Déportation possible de milliers de personnes vers Haïti et le Zimbabwe

2014/12/05 | Par Solidarité Sans Frontières

Lundi dernier, le gouvernement canadien a annoncé la fin du moratoire sur les déportations vers Haïti et le Zimbabwe, ce qui expose au moins 3500 personnes à la cruauté d’un renvoi potentiel dans les prochaines années, ou même plus tôt. La plupart de ces individus et familles vivent dans la région de Montréal.

(La déclaration conjointe de l’Agence des services frontaliers du Canada (ASFC) et de Citoyenneté et Immigration Canada (CIC) peut être consultée ici :http://nouvelles.gc.ca/web/article-fr.do?nid=910599)

Solidarité Sans Frontières, un réseau de justice migrante actif à Montréal dans les 10 dernières années, dénonce les actions du gouvernement envers les migrants haïtiens et zimbabwéens vivant au Canada. Nous réitérons notre revendication centrale : que tous les migrants et migrantes au Canada soient régularisés.

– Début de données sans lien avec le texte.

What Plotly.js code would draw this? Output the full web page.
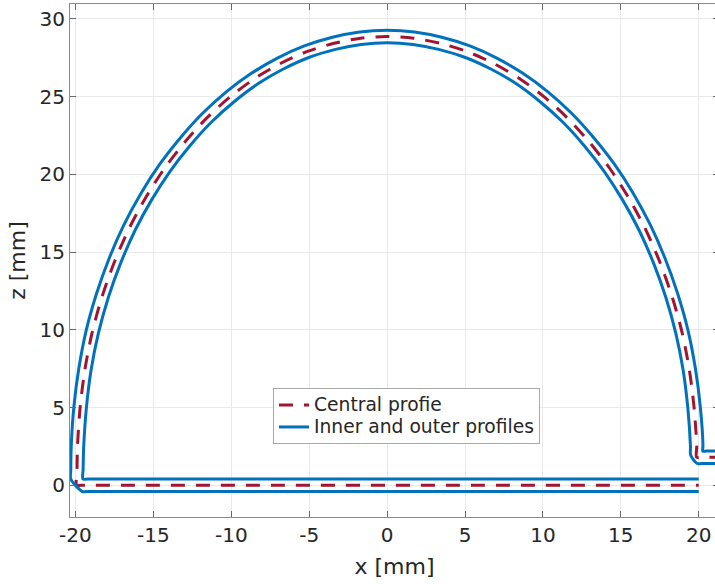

Par régularisation, nous entendons un programme inclusif et continu permettant à toutes les personnes migrantes d’obtenir un statut de résidence complet, ainsi que l’accès à l’ensemble des services et au respect de tous leurs droits.

(Notre revendication pour la régularisation est enracinée dans les principes concernant la régularisation suivants, définis il y a plus de dix and lors de la Status Conference à Toronto :www.solidarityacrossborders.org/fr/principles-for-a-regularization-program-in-canada)

Afin de construire une Cité Sans Frontière où l’on se supporte mutuellement en tant que membres d’une communauté partagée, et où l’on refuse d’être complice de la division et de la marginalisation, nous appelons à l’inclusion et à l’accueil de toutes les personnes migrantes à Montréal,  particulièrement celles d’origine haïtienne ou zimbabwéenne qui font maintenant face au renvoi. Nous nous déclarons solidaires et offrons notre support aux efforts communautaires visant à résister aux déportations.

(Vous pouvez en apprendre plus sur le concept de Cité Sans Frontière ici :www.solidarityacrossborders.org/fr/solidarity-city)

Solidarité Sans Frontières est critique des mesures spécifiques qui ont été introduites par le gouvernement canadien pour les demandeurs et demandeuses d’asile qui étaient auparavant protégés de la déportation par le moratoire. Plutôt que de procéder au cas par cas via des demandes de résidence permanente pour motif humanitaire – un processus long et coûteux -, il devrait y avoir une solution collective permettant aux Haïtiens et aux Zimbabwéens qui vivent à Montréal d’obtenir un statut et la régularisation. Par exemple, avec le plan gouvernemental, il en coûtera 550$ à chaque adulte pour présenter une demande humanitaire, ce qui exclura d’emblée de nombreux individus aux revenus modestes. Le plan du gouvernement équivaut à soutirer de l’argent de personnes migrantes précaires, sans garanti qu’elles obtiendront un statut à la fin du processus.

Nous sommes également critiques de l’insistance de la part de certaines ONG comme quoi seuls les demandeurs et demandeuses d’asile qui vivent ici depuis au moins trois ans devraient être autorisés à rester. Nous supportons l’octroi d’un statut complet à toutes les personnes migrantes, incluant celles qui vivent au Canada depuis moins de 3 ans. Nous ne devrions pas être complices de la création des fausses catégories des migrants « méritants » ou  « non méritants ».

Nous voulons souligner notre opposition à la double peine pour les individus ayant un dossier criminel, ce qui représentera un frein à l’obtention d’un statut pour certaines personnes qui étaient protégées par le moratoire. Les personnes ayant un dossier criminel ne devraient pas être discriminées dans leurs tentatives d’obtenir un statut permanent au Canada, et la réalité de la double peine devrait être reconnue et prise en compte afin de construire un mouvement réellement populaire de résistance aux déportations.

Essentiellement, le plan gouvernemental encourage les divisions dans la communauté et perpétue la marginalisation et l’isolement; Solidarité Sans Frontières se lève plutôt pour la solidarité et le support entre les individus et les communautés.

Montréal a une histoire forte de personnes migrantes sans statut qui résistent aux déportations, que ce soit comme individu ou comme famille, ou via des efforts collectifs. Nous souhaitons rappeler l’inspirante organisation du Comité des sans-statuts algériens après que le moratoire sur les renvois vers l’Algérie ait été levé en 2002, ainsi qui les plus récents efforts de résistance aux déportations par des personnes migrantes mexicaines, roms, et bien d’autres.

Face à la peur, l’isolement, la précarité et la division, Solidarité Sans Frontières riposte avec la solidarité, l’entraide mutuelle et l’action directe.